With reference to Ethereum and Ethereum Classic, there was Initially just one cryptocurrency – Ethereum. A series of events occurred which led to a split or fork of the blockchain on which the cryptocurrency was programmed and two different cryptocurrencies emerged – Ethereum and Ethereum Classic. We discuss the interesting sequence of events below.
The entire Ethereum network operates on the basis of smart contracts. These are automated contracts that help you exchange money, property, shares, or anything of value in a transparent, conflict-free way while avoiding the services of a middleman or a centralized third party. For this, DAO (Decentralized Autonomous Organization) was created on the Ethereum blockchain, a complex, smart contract which revolutionized Ethereum forever. It basically decentralized venture capital funding that was going to fund all future decentralized applications (DAPPS) made in the Ethereum blockchain.
The way it worked was pretty straightforward. If you wanted to have any say in the DAPPS that would get funded, then you would have to buy DAO Tokens for a certain amount of Ethereum. The DAO tokens were indicators that you would now officially be part of the DAO system.
The potential of The DAO and the flexibility, control and complete transparency that it offered was unprecedented, people leaped to get their share of the pie and within 28 days of its formation, it accumulated over $150 million worth of Ethereum in a crowd sale. At that time, 14% of all Ethereum tokens had been issued.
You might be wondering: “That’s all good and well, but how does one get out of The DAO? What if a DAPP gets approved that you are not a huge fan of, how do you opt out of The DAO then?” To enable this, an exit door was created called the Split Function. Using this function, you would get back the Ethereum you had invested.
At the time, there was one condition in the DAO contract. After splitting off from The DAO you would have to hold onto your Ethereum for 28 days before you could spend them. So everything looked fine until people spotted a possible loophole and pointed it out. The DAO creators however offered their assurance that this would not be a big issue. As it turned out a scam took place and a total of 3.6m Ether (worth around $70M at the time) was drained by a hacker. This was the storm that split Ethereum into Ethereum and Ethereum Classic.
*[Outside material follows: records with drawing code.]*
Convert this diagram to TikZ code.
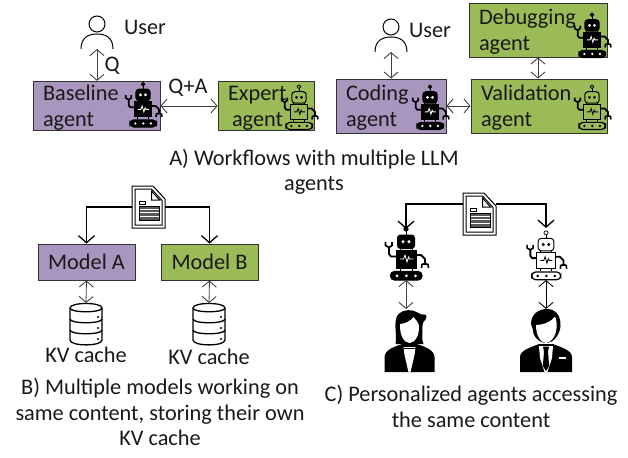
\documentclass[tikz,border=0pt]{standalone}
\usepackage{fontspec}
\setmainfont{Carlito}
\usetikzlibrary{arrows.meta}
\definecolor{boxpurple}{HTML}{A996BE}
\definecolor{boxgreen}{HTML}{9BBB59}
\definecolor{edgegrey}{HTML}{333333}
\newcommand{\liftline}{\rule{0pt}{19pt}}
\tikzset{
  txt/.style={font=\fontsize{22.3}{25.2}\selectfont,inner sep=0pt,align=center,text=black!90},
  agentbox/.style={draw=edgegrey,line width=.9pt,inner xsep=10pt,inner ysep=0pt,align=left,anchor=center,
    font=\fontsize{22.3}{26.5}\selectfont,text=black!90},
  modelbox/.style={draw=edgegrey,line width=.9pt,inner sep=0pt,align=center,
    font=\fontsize{22.3}{26}\selectfont,text=black!90},
  iconbox/.style={inner sep=0pt,outer sep=0pt},
  link/.style={draw=black!75,line width=.9pt,{Straight Barb[length=6pt,width=14pt,line width=.9pt]}-{Straight Barb[length=6pt,width=14pt,line width=.9pt]}},
  feed/.style={draw=black,line width=1.4pt,-{Straight Barb[length=7pt,width=16pt,line width=1.3pt]}},
  pics/robot/.style 2 args={code={
    \draw[line width=.7pt,fill=#1] (0,2) circle (2.2);
    \draw[line width=1pt] (0,4)--(0,8);
    \draw[line width=1pt,fill=#1,rounded corners=3pt] (-8.5,8) rectangle (8.5,21.5);
    \draw[fill=#2,draw=#2] (-3,14.7) circle (1.4) (3,14.7) circle (1.4);
    \draw[line width=1pt,fill=#1] (-10,23) rectangle (10.5,41);
    \draw[line width=.8pt,draw=#2] (-6,32)--(-2.5,32)--(-1,28)--(1,35)--(2.5,30)--(3.5,32)--(7,32);
    \draw[line width=1pt] (-6,21.5)--(-6,23) (6,21.5)--(6,23) (-6,41)--(-6,44) (6,41)--(6,44);
    \draw[line width=1.2pt,fill=#1,rounded corners=4pt] (-15.5,44.5) rectangle (16,53);
    \fill[#2] (-9,48.8) circle (1.5) (0.3,48.8) circle (1.5) (9.5,48.8) circle (1.5);
    \draw[line width=1.8pt] (-10,29.5)--(-15,29.5)--(-17,27)--(-17,20);
    \draw[line width=1.6pt] (-20.5,15)--(-20.5,18.5)--(-17,20.5)--(-14,18.5)--(-14,15);
    \draw[line width=1.8pt] (10.5,28)--(15,28)--(19,32)--(19,38);
    \draw[line width=1.6pt] (15.5,41)--(16,37.5)--(19,36.5)--(22,37.5)--(22.5,41);
  }},
  pics/userline/.style={code={
    \draw[line width=1pt,draw=black] (0,8) circle (8);
    \draw[line width=1pt,draw=black] (-16,33) .. controls (-16,21) and (-8,18) .. (0,18) .. controls (8,18) and (16,21) .. (16,33);
  }},
  pics/docicon/.style={code={
    \draw[line width=1pt,fill=white] (0,0)--(21,0)--(33,13)--(33,42)--(0,42)--cycle;
    \draw[line width=1pt] (3,3)--(19.5,3)--(30,14.5)--(30,39)--(3,39)--cycle;
    \draw[line width=1pt] (19.5,5)--(19.5,14)--(27.5,14)--cycle;
    \fill[black!65] (7,20) rectangle (27,34);
    \draw[line width=.7pt,draw=white] (7,23) -- (27,23) (7,26.5) -- (27,26.5) (7,30) -- (27,30);
    \draw[line width=.7pt] (7,15.5) rectangle (13,18);
    \draw[line width=.7pt] (7,20) rectangle (27,34);
  }},
  pics/dbicon/.style={code={
    \draw[line width=1.3pt,fill=white] (-16,5) .. controls (-16,-1) and (16,-1) .. (16,5)
      -- (16,37) .. controls (16,43.5) and (-16,43.5) .. (-16,37) -- cycle;
    \draw[line width=1.3pt] (-16,5) .. controls (-16,10) and (16,10) .. (16,5);
    \draw[line width=1.3pt] (-16,16) .. controls (-16,21) and (16,21) .. (16,16);
    \draw[line width=1.3pt] (-16,27) .. controls (-16,32) and (16,32) .. (16,27);
    \fill (12,14) circle (1.2) (12,25) circle (1.2) (12,36) circle (1.2);
  }},
  pics/woman/.style={code={
    \fill (-25,62) -- (-25,47) .. controls (-25,40) and (-14,36) .. (-7,34) -- (7,34) .. controls (14,36) and (25,40) .. (25,47) -- (25,62) -- cycle;
    \fill (-14,34) .. controls (-12,26) and (-17,10) .. (-11,4) .. controls (-6,-1) and (3,-1) .. (9,3)
      .. controls (12,6) and (16,3) .. (17,6) .. controls (17,11) and (13,10) .. (13,16)
      .. controls (13,24) and (12,30) .. (14,34) -- cycle;
    \fill[white] (-9.5,14) .. controls (-5,14) and (1,11) .. (4,7) .. controls (6,10) and (9,12) .. (9.5,16)
      .. controls (10,26) and (5,33) .. (0,33) .. controls (-5,33) and (-10,26) .. (-9.5,14) -- cycle;
    \fill[white] (-6,37) -- (6,37) -- (5,45) -- (1,62) -- (-1,62) -- (-5,45) -- cycle;
    \fill (-6,37.5) -- (6,37.5) -- (6,39) -- (-6,39) -- cycle;
  }},
  pics/man/.style={code={
    \fill (-26,62) -- (-26,47) .. controls (-26,40) and (-14,37) .. (-7,34) -- (7,34) .. controls (14,37) and (26,40) .. (26,47) -- (26,62) -- cycle;
    \fill (-15,14) .. controls (-15,3) and (-6,-1) .. (1,-1) .. controls (9,-1) and (15,5) .. (14.5,16)
      .. controls (14,24) and (8,33) .. (0,33) .. controls (-8,33) and (-14,24) .. (-13,20) -- cycle;
    \fill[white] (-10,15) .. controls (-4,15) and (4,13) .. (9,6.5) .. controls (10.5,10) and (11,14) .. (10.5,18)
      .. controls (10,26) and (5,33) .. (0,33) .. controls (-5,33) and (-10,26) .. (-10,15) -- cycle;
    \fill[white] (-7,36) -- (7,36) -- (6,48) -- (1.5,62) -- (-1.5,62) -- (-6,48) -- cycle;
    \fill (-3,36.5) -- (3,36.5) -- (2,42) -- (3.2,56) -- (0,61) -- (-3.2,56) -- (-2,42) -- cycle;
    \draw[white,line width=1.1pt] (13,48) -- (20,48);
  }},
}
\begin{document}
\begin{tikzpicture}[x=1pt,y=-1pt]
\useasboundingbox (0,0) rectangle (628,457);
% --- A: left workflow
\node[iconbox,minimum width=32pt,minimum height=33pt] (user1) at (97,32.5) {};
\pic at (97,16) {userline};
\node[txt] (user1label) at (145,27) {User};
\node[agentbox,fill=boxpurple,minimum width=127pt,minimum height=48pt,text width=107pt] (base) at (96.5,106) {\liftline Baseline\\agent};
\node[agentbox,fill=boxgreen,minimum width=96pt,minimum height=48pt,text width=76pt] (expert) at (266,106) {\liftline Expert\\\hspace*{4pt}agent};
\pic[scale=.84] at (143,82.5) {robot={black}{white}};
\pic[scale=.84] at (299,85) {robot={none}{black}};
\draw[link] (user1.south) -- (user1.south |- base.north);
\draw[link] (base.east) -- (expert.west);
\node[txt] (qlabel) at (112,66) {Q};
\node[txt] (qalabel) at (188,88) {Q+A};
% --- A: right workflow
\node[iconbox,minimum width=32pt,minimum height=33pt] (user2) at (391,35.5) {};
\pic at (391,19) {userline};
\node[txt] (user2label) at (430,30) {User};
\node[agentbox,fill=boxpurple,minimum width=110pt,minimum height=54pt,text width=90pt] (coding) at (391,106) {\liftline Coding\\agent};
\node[agentbox,fill=boxgreen,minimum width=136pt,minimum height=54pt,text width=116pt] (valid) at (539,106) {\liftline Validation\\agent};
\node[agentbox,fill=boxgreen,minimum width=138pt,minimum height=54pt,text width=118pt] (debug) at (538,30) {\liftline Debugging\\agent};
\pic[scale=.84] at (430,85) {robot={black}{white}};
\pic[scale=.84] at (592,85) {robot={none}{black}};
\pic[scale=.84] at (592,13) {robot={black}{white}};
\draw[link] (user2.south) -- (user2.south |- coding.north);
\draw[link] (coding.east) -- (valid.west);
\draw[link] (debug.south) -- (debug.south |- valid.north);
\node[txt] (capA) at (314,172) {A) Workflows with multiple LLM\\agents};
% --- B
\node[iconbox,minimum width=33pt,minimum height=42pt] (doc1) at (148.5,207) {};
\pic at (132,186) {docicon};
\node[modelbox,fill=boxpurple,minimum width=97pt,minimum height=36pt] (modela) at (86.5,262) {Model A};
\node[modelbox,fill=boxgreen,minimum width=97pt,minimum height=36pt] (modelb) at (209.5,262) {Model B};
\draw[feed] (doc1.west) -| (modela.north);
\draw[feed] (doc1.east) -| (modelb.north);
\node[iconbox,minimum width=32pt,minimum height=42pt] (dba) at (86,324) {};
\node[iconbox,minimum width=32pt,minimum height=42pt] (dbb) at (209,324) {};
\pic at (86,303) {dbicon};
\pic at (209,303) {dbicon};
\draw[link,line width=.8pt] (modela.south) -- (dba.north);
\draw[link,line width=.8pt] (modelb.south) -- (dbb.north);
\node[txt] (kva) at (86,355) {KV cache};
\node[txt] (kvb) at (209,357) {KV cache};
\node[txt] (capB) at (160,412) {B) Multiple models working on\\same content, storing their own\\KV cache};
% --- C
\node[iconbox,minimum width=33pt,minimum height=42pt] (doc2) at (479.5,214) {};
\pic at (463,193) {docicon};
\node[iconbox,minimum width=44pt,minimum height=51pt] (robota) at (406,254.5) {};
\node[iconbox,minimum width=42pt,minimum height=52pt] (robotb) at (546,254) {};
\pic[scale=1] at (406,227) {robot={black}{white}};
\pic[scale=.92] at (546,231) {robot={none}{black}};
\draw[feed] ([yshift=10pt]doc2.west) -| (robota.north);
\draw[feed] ([yshift=10pt]doc2.east) -| (robotb.north);
\node[iconbox,minimum width=50pt,minimum height=64pt] (persona) at (406,341) {};
\node[iconbox,minimum width=52pt,minimum height=64pt] (personb) at (546,341) {};
\pic at (409.5,310) {woman};
\pic at (546,310) {man};
\draw[link] (robota.south) -- (persona.north);
\draw[link,draw=black] (robotb.south) -- (personb.north);
\node[txt] (capC) at (471,406.5) {C) Personalized agents accessing\\the same content};
\end{tikzpicture}
\end{document}
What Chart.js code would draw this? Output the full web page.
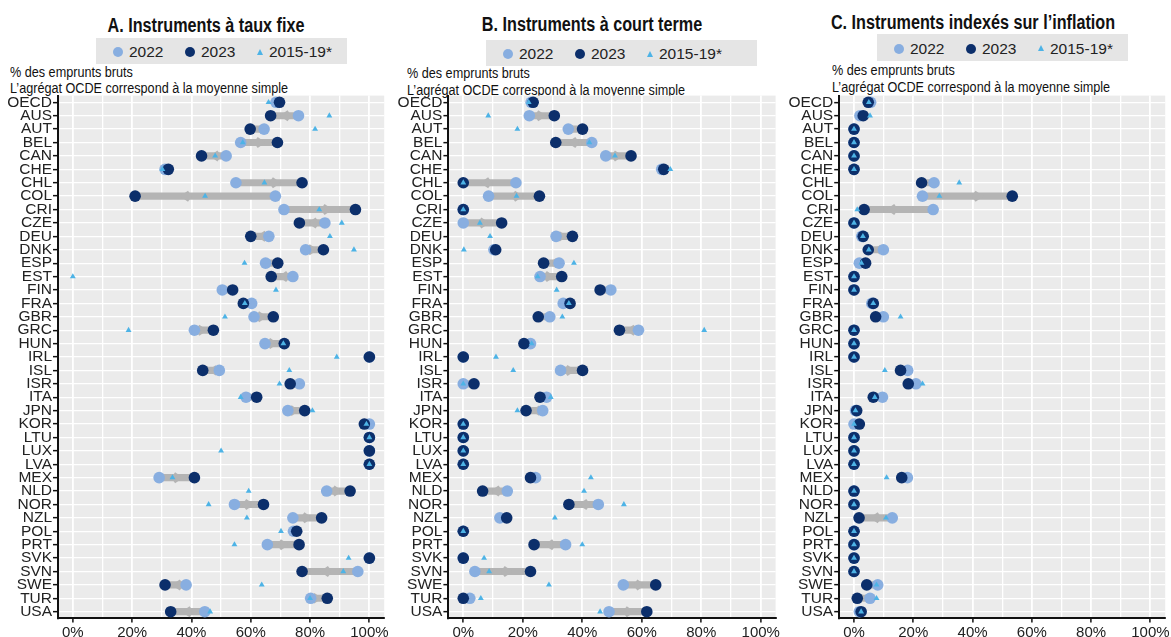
<!DOCTYPE html>
<html lang="fr">
<head>
<meta charset="utf-8">
<title>Emprunts bruts par type d’instrument</title>
<script src="https://cdn.jsdelivr.net/npm/chart.js@4.4.1/dist/chart.umd.min.js"></script>
<style>
  html, body { margin: 0; padding: 0; background: #fff; }
  body { position: relative; width: 1171px; height: 637px; overflow: hidden;
         font-family: 'Liberation Sans', Arial, sans-serif; color: #111; }
  .panel { position: absolute; top: 0; height: 637px; }
  /* condensed look: regular sans squeezed horizontally */
  .title { position: absolute; white-space: nowrap; transform-origin: 50% 50%;
           transform: translateX(-50%) scaleX(0.83);
           font-weight: bold; font-size: 19.5px; line-height: 19.5px; color: #111; }
  .note { position: absolute; white-space: nowrap; transform-origin: 0 50%;
          transform: scaleX(0.815);
          font-size: 15.5px; line-height: 15.5px; color: #111; }
  .legend { position: absolute; background: #e5e5e5; }
  .legend span { position: absolute; }
  .legend .dot { width: 10px; height: 10px; border-radius: 50%; }
  .legend .tri { width: 0; height: 0; border-left: 3.5px solid transparent;
                 border-right: 3.5px solid transparent; border-bottom: 6px solid; }
  .legend .txt { font-size: 15.5px; line-height: 15.5px; color: #222; white-space: nowrap; }
</style>
</head>
<body>
<script>
// Country codes, top to bottom
const countries = ['OECD','AUS','AUT','BEL','CAN','CHE','CHL','COL','CRI','CZE','DEU','DNK','ESP',
  'EST','FIN','FRA','GBR','GRC','HUN','IRL','ISL','ISR','ITA','JPN','KOR','LTU','LUX','LVA',
  'MEX','NLD','NOR','NZL','POL','PRT','SVK','SVN','SWE','TUR','USA'];

// A. Fixed-rate instruments, % of gross borrowing
const fixed2022 = [68.5, 76.1, 64.5, 56.6, 51.7, 31.1, 55.0, 68.3, 71.2, 85.0, 66.1, 78.5, 65.0,
  74.2, 50.4, 60.3, 61.1, 41.0, 64.8, 100, 49.4, 76.4, 58.4, 72.5, 100, 100, 100, 100,
  29.1, 85.6, 54.5, 74.2, 74.4, 65.6, 100, 96.1, 38.2, 80.2, 44.5];
const fixed2023 = [69.7, 66.7, 59.8, 69.0, 43.4, 32.2, 77.3, 21.0, 95.3, 76.4, 60.0, 84.5, 69.1,
  66.9, 53.9, 57.5, 67.6, 47.4, 71.3, 100, 43.8, 73.3, 62.0, 78.2, 98.3, 100, 100, 100,
  41.0, 93.5, 64.3, 83.9, 75.5, 76.3, 100, 77.3, 31.1, 85.8, 33.0];
const fixed1519 = [66.0, 86.5, 81.7, 57.3, 48.0, 30.2, 64.6, 44.6, 83.1, 90.7, 86.7, 94.8, 57.9,
  0.0, 68.5, 58.0, 51.3, 18.8, 71.0, 89.0, 73.0, 69.7, 56.6, 80.8, 99.0, 100, 50.0, 100,
  33.6, 59.3, 45.8, 58.7, 70.2, 54.5, 93.0, 91.2, 63.7, 80.0, 46.3];

// B. Short-term instruments
const short2022 = [22.8, 22.2, 35.3, 43.2, 47.9, 66.7, 17.7, 8.5, 0, 0, 31.2, 10.3, 32.2,
  25.8, 49.6, 33.6, 29.1, 58.9, 22.6, 0, 32.7, 0, 28.0, 26.7, 0, 0, 0, 0,
  24.3, 14.8, 45.4, 12.3, 0, 34.4, 0, 3.9, 53.8, 2.2, 49.0];
const short2023 = [23.5, 30.6, 40.1, 31.1, 56.4, 67.4, 0, 25.6, 0, 12.9, 36.7, 10.9, 27.0,
  33.1, 46.0, 35.9, 25.2, 52.5, 20.4, 0, 40.1, 3.6, 25.8, 21.1, 0, 0, 0, 0,
  22.6, 6.5, 35.5, 14.6, 0, 23.8, 0, 22.6, 64.7, 0, 61.7];
const short1519 = [22.0, 8.4, 18.2, 42.4, 51.0, 69.6, 0, 17.9, 0, 5.6, 9.0, 0.2, 37.2,
  25.0, 31.4, 35.5, 33.3, 81.0, 23.0, 11.0, 16.8, 0, 29.4, 18.2, 0, 0, 0, 0,
  42.9, 40.6, 54.0, 30.8, 0, 40.0, 7.0, 8.7, 28.8, 5.9, 46.0];

// C. Inflation-indexed instruments
const infl2022 = [5.6, 2.0, 0, 0, 0, 0, 27.0, 23.1, 26.7, 0, 2.6, 9.9, 1.8,
  0, 0, 6.0, 9.9, 0, 0, 0, 18.1, 20.9, 9.6, 0.5, 0, 0, 0, 0,
  18.0, 0, 0, 12.9, 0, 0, 0, 0, 8.0, 5.4, 1.8];
const infl2023 = [4.8, 3.1, 0, 0, 0, 0, 22.8, 53.4, 3.4, 0, 3.1, 4.8, 3.9,
  0, 0, 6.5, 7.3, 0, 0, 0, 15.7, 18.3, 6.5, 0.9, 1.8, 0, 0, 0,
  16.1, 0, 0, 1.7, 0, 0, 0, 0, 4.3, 1.1, 2.4];
const infl1519 = [5.0, 5.4, 0, 0, 0, 0, 35.5, 28.8, 1.1, 0, 3.0, 5.0, 2.5,
  0, 0, 6.5, 15.7, 0, 0, 0, 10.4, 23.1, 7.0, 0.5, 0, 0, 0, 0,
  11.0, 0, 0, 10.8, 0, 0, 0, 0, 7.6, 7.6, 2.4];

const seriesLabels = ['2022', '2023', '2015-19*'];
const xTickValues = [0, 10, 20, 30, 40, 50, 60, 70, 80, 90, 100];
const xLabelStep = 20;
const panelTitles = ['A. Instruments à taux fixe', 'B. Instruments à court terme',
  'C. Instruments indexés sur l’inflation'];
const noteLines = ['% des emprunts bruts', 'L’agrégat OCDE correspond à la moyenne simple'];

const COLORS = {
  y2022: '#88aee0', y2023: '#0c2f6b', avg: '#4db3e6', change: '#b4b4b4',
  plotBg: '#ebebeb', grid: '#ffffff', axis: '#111111', text: '#222222'
};
const FONT = "'Liberation Sans', Arial, sans-serif";

// Page layout of the three panels (pixels)
const PLOT_TOP = 95.6, PLOT_BOTTOM = 618.4, PAGE_H = 637;
const panels = [
  { title: panelTitles[0], from: fixed2022, to: fixed2023, avg: fixed1519,
    box: { left: 0, width: 390 }, plot: { left: 58, right: 384.2 },
    titleAt: { cx: 206, top: 16 }, legendAt: { left: 96, top: 38, width: 251, height: 26 },
    noteAt: { left: 10, top: [64.2, 80.4] } },
  { title: panelTitles[1], from: short2022, to: short2023, avg: short1519,
    box: { left: 395, width: 390 }, plot: { left: 448.4, right: 775.6 },
    titleAt: { cx: 592, top: 15 }, legendAt: { left: 486, top: 40, width: 271, height: 26 },
    noteAt: { left: 407, top: [64.9, 81.9] } },
  { title: panelTitles[2], from: infl2022, to: infl2023, avg: infl1519,
    box: { left: 785, width: 386 }, plot: { left: 839.2, right: 1165.5 },
    titleAt: { cx: 973, top: 13 }, legendAt: { left: 877, top: 34, width: 251, height: 27 },
    noteAt: { left: 832, top: [62, 78.5] } }
];

// Grey plot background under the grid
const plotBackground = {
  id: 'plotBackground',
  beforeDraw(chart, args, opts) {
    const { ctx, chartArea: a } = chart;
    ctx.save();
    ctx.fillStyle = opts.color;
    ctx.fillRect(a.left, a.top, a.right - a.left, a.bottom - a.top);
    ctx.restore();
  }
};

// Arrowhead along each 2022 -> 2023 segment (tip about two thirds of the way),
// drawn right after the segment bars so the markers stay on top.
// The head never reaches back past the 2022 marker on short segments.
const changeArrows = {
  id: 'changeArrows',
  afterDatasetDraw(chart, args, opts) {
    if (chart.data.datasets[args.index].type !== 'bar') return;
    const { ctx, scales: { x, y } } = chart;
    ctx.save();
    ctx.fillStyle = opts.color;
    opts.from.forEach((a, i) => {
      const b = opts.to[i];
      if (a === b) return;
      const xa = x.getPixelForValue(a), xb = x.getPixelForValue(b);
      const dir = Math.sign(xb - xa);
      const tip = xa + opts.at * (xb - xa);
      const len = Math.min(opts.length, Math.abs(tip - xa));
      const k = len / opts.length;
      const yc = y.getPixelForValue(i);
      ctx.beginPath();
      ctx.moveTo(tip, yc);
      ctx.lineTo(tip - dir * 8 * k, yc - 5.5 * k);
      ctx.lineTo(tip - dir * len, yc);
      ctx.lineTo(tip - dir * 8 * k, yc + 5.5 * k);
      ctx.closePath();
      ctx.fill();
    });
    ctx.restore();
  }
};

function el(tag, cls, parent, style, text) {
  const e = document.createElement(tag);
  if (cls) e.className = cls;
  Object.assign(e.style, style || {});
  if (text !== undefined) e.textContent = text;
  parent.appendChild(e);
  return e;
}

function buildLegend(p) {
  const L = p.legendAt;
  const box = el('div', 'legend', document.body,
    { left: L.left + 'px', top: L.top + 'px', width: L.width + 'px', height: L.height + 'px' });
  const cy = L.height / 2 + 1;
  const items = [
    { kind: 'dot', color: COLORS.y2022, at: 22, textAt: 33, label: seriesLabels[0] },
    { kind: 'dot', color: COLORS.y2023, at: 94, textAt: 105, label: seriesLabels[1] },
    { kind: 'tri', color: COLORS.avg, at: 164, textAt: 173, label: seriesLabels[2] }
  ];
  items.forEach(it => {
    if (it.kind === 'dot') {
      el('span', 'dot', box, { left: (it.at - 5) + 'px', top: (cy - 5) + 'px', background: it.color });
    } else {
      el('span', 'tri', box, { left: (it.at - 3.5) + 'px', top: (cy - 3.5) + 'px', borderBottomColor: it.color });
    }
    el('span', 'txt', box, { left: it.textAt + 'px', top: (cy + 5.5 - 13.1) + 'px' }, it.label);
  });
}

function buildPanel(p) {
  // Texts above the plot
  el('div', 'title', document.body, { left: p.titleAt.cx + 'px', top: p.titleAt.top + 'px' }, p.title);
  buildLegend(p);
  noteLines.forEach((t, k) => {
    el('div', 'note', document.body, { left: p.noteAt.left + 'px', top: p.noteAt.top[k] + 'px' }, t);
  });

  const wrap = el('div', 'panel', document.body, { left: p.box.left + 'px', width: p.box.width + 'px' });
  const canvas = el('canvas', null, wrap);

  const yWidth = p.plot.left - p.box.left;
  const padRight = p.box.left + p.box.width - p.plot.right;
  const pointSet = (label, data, color, order, style, radius) => ({
    type: 'line', label, data, indexAxis: 'y', showLine: false, order,
    pointStyle: style, pointRadius: radius, pointHoverRadius: radius,
    pointBackgroundColor: color, pointBorderWidth: 0, pointBorderColor: color, clip: false
  });

  new Chart(canvas, {
    type: 'bar',
    data: {
      labels: countries,
      datasets: [
        pointSet(seriesLabels[2], p.avg, COLORS.avg, 0, 'triangle', 3.4),
        pointSet(seriesLabels[1], p.to, COLORS.y2023, 1, 'circle', 5.8),
        pointSet(seriesLabels[0], p.from, COLORS.y2022, 2, 'circle', 5.8),
        {
          type: 'bar', label: '2022 → 2023', indexAxis: 'y', order: 3,
          data: countries.map((c, i) => [Math.min(p.from[i], p.to[i]), Math.max(p.from[i], p.to[i])]),
          backgroundColor: COLORS.change, borderWidth: 0, borderSkipped: false, barThickness: 6.5
        }
      ]
    },
    options: {
      indexAxis: 'y',
      responsive: true,
      maintainAspectRatio: false,
      animation: false,
      events: [],
      layout: { padding: { left: 0, right: padRight, top: PLOT_TOP, bottom: 0 } },
      plugins: {
        legend: { display: false },
        tooltip: { enabled: false },
        plotBackground: { color: COLORS.plotBg },
        changeArrows: { from: p.from, to: p.to, at: 0.68, length: 12, color: COLORS.change }
      },
      scales: {
        x: {
          type: 'linear', position: 'bottom', min: -5, max: 105,
          afterBuildTicks: s => { s.ticks = xTickValues.map(v => ({ value: v })); },
          afterFit: s => { s.height = PAGE_H - PLOT_BOTTOM; s.paddingLeft = 0; s.paddingRight = 0; },
          grid: {
            color: COLORS.grid,
            lineWidth: c => (c.tick && c.tick.value % xLabelStep === 0 ? 1.8 : 1.3),
            tickColor: c => (c.tick && c.tick.value % xLabelStep === 0 ? COLORS.axis : 'rgba(0,0,0,0)'),
            tickLength: 4, tickWidth: 1.5
          },
          border: { color: COLORS.axis, width: 2 },
          ticks: {
            autoSkip: false, maxRotation: 0, padding: 1, color: COLORS.text,
            font: { family: FONT, size: 15 },
            callback: v => (v % xLabelStep === 0 ? v + '%' : '')
          }
        },
        y: {
          type: 'category', labels: countries, offset: true,
          afterFit: s => { s.width = yWidth; s.paddingTop = 0; s.paddingBottom = 0; },
          grid: { color: COLORS.grid, lineWidth: 1.3, offset: false, tickColor: COLORS.axis, tickLength: 5, tickWidth: 1.5 },
          border: { color: COLORS.axis, width: 2 },
          ticks: { autoSkip: false, padding: 1, color: COLORS.text, font: { family: FONT, size: 15.5 } }
        }
      }
    },
    plugins: [plotBackground, changeArrows]
  });
}

panels.forEach(buildPanel);
</script>
</body>
</html>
It is important to understand that the bug that led to the attack did not come from Ethereum itself, but from The DAO that was built on Ethereum. As the hacker paused for a while, the Ethereum community and team quickly took control of the situation and presented multiple proposals to deal with the exploit.
The proposals presented were Soft Fork and Hard Fork. Soft Fork is an update on the Ethereum blockchain that is backward compatible. In other words you can upgrade your blockchain and still interact with users of the older version. The idea was to completely lock down the Ethereum that was stolen by the hacker by ignoring and segregating any blocks that contained a transaction which would help the hacker move around their stolen Ethereum.
This seemed like a great plan and the majority of the Ethereum community supported it, but then another problem surfaced, a problem which brought the entire community to face another predicament. Implementing a Soft Fork would result in a “Denial Of Service” (DoS) attack vector that would still allow a hacker to have his way around the Ethereum in the long run.
This was then discarded for the Hard Fork, the only difference between the Soft Fork and the Hard Fork, that the Hard Fork is not backward compatible. This meant that once the block had been upgraded, the hacker would not be able to find his way around the Ethereum, ensuring a safe community.
To explain, the Hard Fork is a branch that separates from the main block chain at a particular point. Up until that point (that is, block 1,920,000) the old chain and the new chain is the same, but immediately after the Hard Fork, the two chains become completely different entities. The new chain was named “Ethereum” or “ETH” for short.
The Hard Fork was mainly formed to refund all the money that had been taken during the hack, this was done via a refund smart contract which had the sole function to withdraw. So, for every 100 DAO, 1 ETH would be given to the DAO token holders. This proposal caused a huge controversy and split in the community which meant those against the Hard Fork remained in the old blockchain naming it “Ethereum Classic” or “ETC.”